Cem Uzan, savcılıkta söylenenlerden çok etkilenmişti. Düşündü, yurtdışında bulunan birkaç dostuna hiç olaydan söz etmeden, Türkiye’ye gelmesini rica etti. Geldiler. Olup bitenleri anlattı. Gelen yabancılar “Bize bir gün izin verin, araştırma yapalım” deyip evden ayrıldılar. Bir gün sonra geldiklerinde “Cem Bey, sizi Türkiye’den götürme vakti geldi” dediler. Evin etrafında polis olmasına rağmen Cem Uzan evden çıkarılacaktı. Kolundaki saatinden, bilekliğine kadar her şeyi çıkarıldı.

FİLM GİBİ

Cem Uzan, Türkiye’den kaçırılışı için “Tam anlamıyla bir James Bond filmi gibiydi” diyor. Ama kaçışın ayrıntısına girmiyor.
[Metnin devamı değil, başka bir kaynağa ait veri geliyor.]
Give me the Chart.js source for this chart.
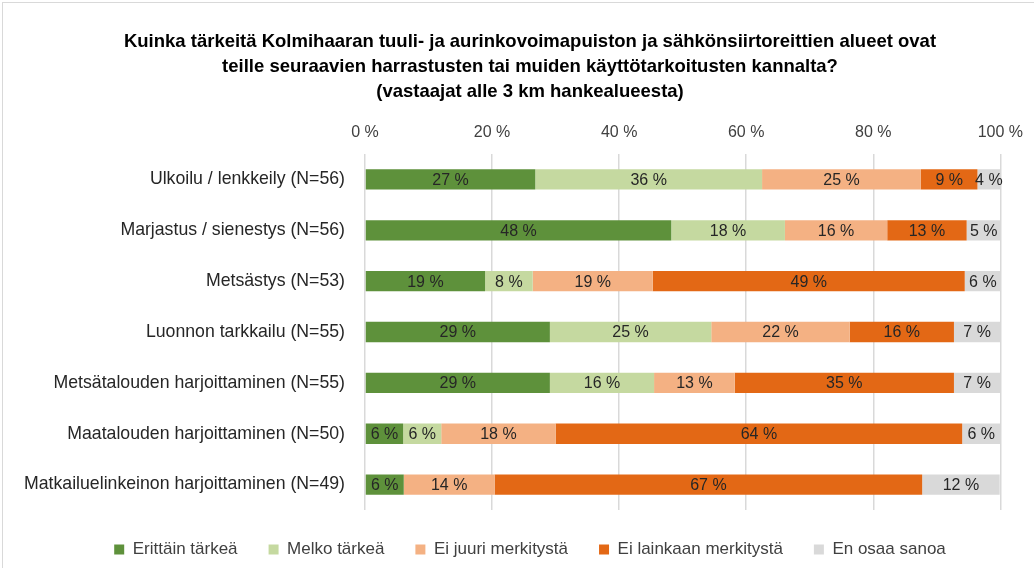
<!DOCTYPE html>
<html lang="fi">
<head>
    <meta charset="UTF-8">
    <title>Kolmihaara - käyttötarkoitukset</title>
    <style>
        html, body {
            margin: 0;
            padding: 0;
            background: #fff;
        }
        #wrap {
            position: relative;
            width: 1034px;
            height: 568px;
            box-sizing: border-box;
            border: 1px solid #d9d9d9;
            border-right: none;
            border-bottom: none;
            margin: 2px 0 0 2px;
        }
    </style>
    <script src="https://cdn.jsdelivr.net/npm/chart.js"></script>
</head>
<body>
<div id="wrap">
    <canvas id="chart" width="1032" height="566"></canvas>
</div>
<script>
    // categories (top to bottom)
    const categories = [
        'Ulkoilu / lenkkeily (N=56)',
        'Marjastus / sienestys (N=56)',
        'Metsästys (N=53)',
        'Luonnon tarkkailu (N=55)',
        'Metsätalouden harjoittaminen (N=55)',
        'Maatalouden harjoittaminen (N=50)',
        'Matkailuelinkeinon harjoittaminen (N=49)'
    ];

    // shares in percent, one array per answer
    const erittainTarkea   = [26.8, 48.2, 18.9, 29.1, 29.1, 6.0, 6.1];
    const melkoTarkea      = [35.7, 17.9, 7.5, 25.4, 16.4, 6.0, 0];
    const eiJuuri          = [25.0, 16.1, 18.9, 21.8, 12.7, 18.0, 14.3];
    const eiLainkaan       = [8.9, 12.5, 49.1, 16.4, 34.5, 64.0, 67.3];
    const enOsaa           = [3.6, 5.4, 5.7, 7.3, 7.3, 6.0, 12.2];

    const seriesNames = ['Erittäin tärkeä', 'Melko tärkeä', 'Ei juuri merkitystä', 'Ei lainkaan merkitystä', 'En osaa sanoa'];
    const seriesColors = ['#5e913b', '#c5d9a0', '#f4b183', '#e36815', '#d9d9d9'];
    const tickValues = [0, 20, 40, 60, 80, 100];

    const FONT = "'Liberation Sans', Arial, sans-serif";

    // draws the rounded percentage in the middle of each bar piece
    const barLabels = {
        id: 'barLabels',
        afterDatasetsDraw(chart) {
            const ctx = chart.ctx;
            ctx.save();
            ctx.font = '16px ' + FONT;
            ctx.fillStyle = '#262626';
            ctx.textAlign = 'center';
            ctx.textBaseline = 'middle';
            chart.data.datasets.forEach((ds, i) => {
                const meta = chart.getDatasetMeta(i);
                meta.data.forEach((bar, j) => {
                    const v = ds.data[j];
                    if (!v) return;
                    const x = (bar.x + bar.base) / 2;
                    ctx.fillText(Math.round(v) + ' %', x, bar.y + 1);
                });
            });
            ctx.restore();
        }
    };

    const data = {
        labels: categories,
        datasets: [erittainTarkea, melkoTarkea, eiJuuri, eiLainkaan, enOsaa].map((vals, i) => ({
            label: seriesNames[i],
            data: vals,
            backgroundColor: seriesColors[i],
            borderWidth: 0,
            barPercentage: 0.4,
            categoryPercentage: 1
        }))
    };

    new Chart(document.getElementById('chart'), {
        type: 'bar',
        data: data,
        plugins: [barLabels],
        options: {
            indexAxis: 'y',
            responsive: false,
            animation: false,
            // wider left padding moves title + legend a bit right like in the original
            layout: { padding: { left: 55, right: 33, top: 27, bottom: 1 } },
            scales: {
                x: {
                    position: 'top',
                    stacked: true,
                    min: 0,
                    max: 100,
                    afterBuildTicks: (s) => { s.ticks = tickValues.map(v => ({ value: v })); },
                    grid: { color: '#d9d9d9', lineWidth: 1.5, drawTicks: false },
                    border: { display: false },
                    ticks: {
                        padding: 12,
                        color: '#404040',
                        font: { family: FONT, size: 16 },
                        callback: (v) => v + ' %'
                    }
                },
                y: {
                    stacked: true,
                    grid: { display: false },
                    border: { display: false },
                    afterFit: (s) => { s.width = 307; },
                    // long category names reach past the padding, so don't clip them
                    afterUpdate: (s) => { s._computeLabelArea = () => undefined; },
                    ticks: {
                        padding: 12,
                        color: '#262626',
                        font: { family: FONT, size: 17.7 }
                    }
                }
            },
            plugins: {
                title: {
                    display: true,
                    text: [
                        'Kuinka tärkeitä Kolmihaaran tuuli- ja aurinkovoimapuiston ja sähkönsiirtoreittien alueet ovat',
                        'teille seuraavien harrastusten tai muiden käyttötarkoitusten kannalta?',
                        '(vastaajat alle 3 km hankealueesta)'
                    ],
                    color: '#000',
                    font: { family: FONT, size: 18.5, weight: 'bold', lineHeight: 1.33 },
                    padding: { top: 0, bottom: 7 }
                },
                legend: {
                    position: 'bottom',
                    labels: {
                        boxWidth: 10,
                        boxHeight: 10,
                        padding: 31,
                        color: '#404040',
                        font: { family: FONT, size: 17 }
                    }
                },
                tooltip: { enabled: false }
            }
        }
    });
</script>
</body>
</html>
Cem Uzan’ın evinin etrafında bekleyen polisler de şaşırmışlardı. Onun Türkiye içinde tatile çıktığını sanıyorlardı. Uzan’ın bir ifade için savcılığa çağrıldığı günlerde, avukatı “Müvekkilim Cem Uzan, Fransa’da yaşamaktadır” dediğinde Türkiye Cem Uzan’ın yurtdışına kaçtığını öğrenmiş oldu.

Peki, 42 yıl hapis cezası bulunan Cem Uzan Türkiye’ye döner mi? “Bir gün mutlaka döneceğim” diyor.